Les points intéressants et nouveaux, ou provoqués par la lecture, étant : 

  • la reconnaissance du fait que la concurrence est importante, et peut continuer à s’appliquer en interne dans un système collectivisé, soit entre différents systèmes locaux, soit par les machines elles-mêmes, capables (par des méthodes de type “algorithmes génétiques”) de rapidement explorer des champs d’optimisation ;
  • le rappel rafraîchissant que les mouvements politiques sont aussi importants que le progrès technique (par exemple, la viande cellulaire est le résultat à la fois de la technologie et de l’activisme pour les droits des animaux, ayant créé un besoin dans la population);
  • l’idée que l’on pourrait déjà probablement formuler des projets technocommunistes au niveau municipal ou hyperlocal.
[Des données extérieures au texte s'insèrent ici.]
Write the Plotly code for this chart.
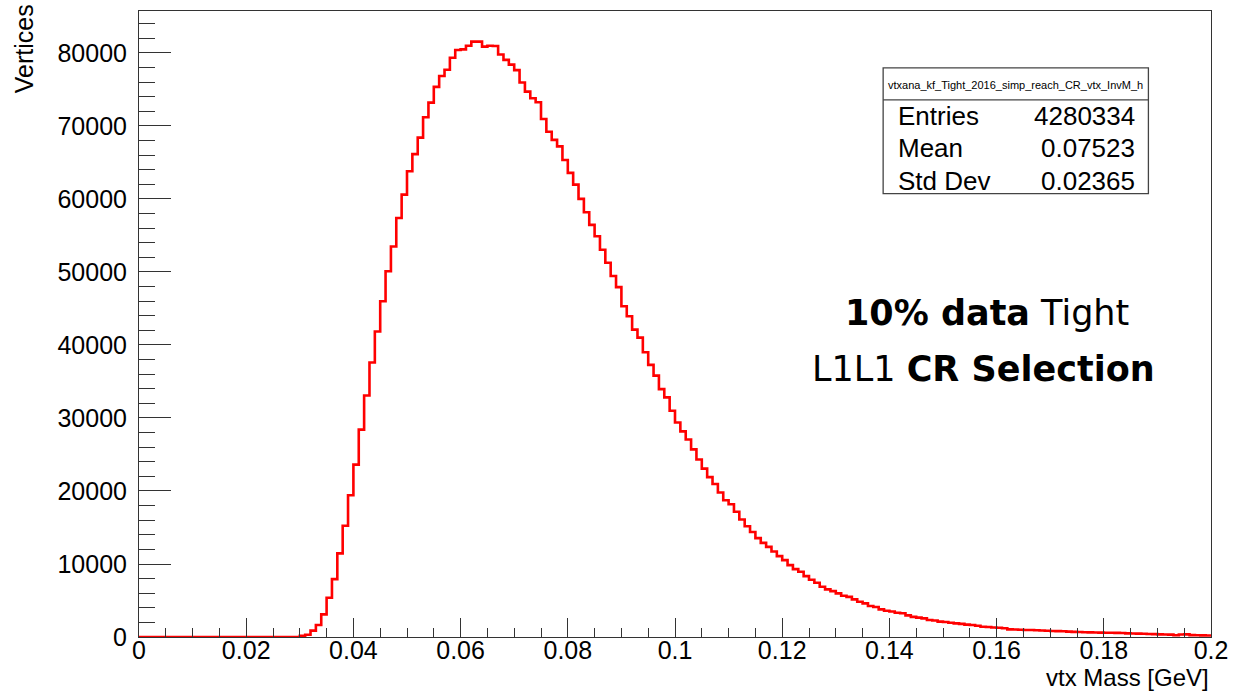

Si le CLEA apparaît légèrement prématuré dans les débats actuels, la donne pourrait rapidement changer avec l’industrialisation des IA génératives et leur application au monde de la robotique. La lecture de ce manifeste permet essentiellement d’imaginer à quel point la troisième révolution industrielle pourrait modifier les rapports humains ; mais il rappelle aussi que la technologie seule ne suffira pas à bousculer le statu quo.

Anecdote : dès sa présentation en vidéo en 2015, le Fully Automated Luxury Communism a fait l’objet de détournements parodiques sur les réseaux, sa “version finale” étant appelée Fully Automated Gay Luxury Space Communism (“Spatio-communisme luxueux gay/queer entièrement automatisé”), comme une forme de but ultime des combats de gauche.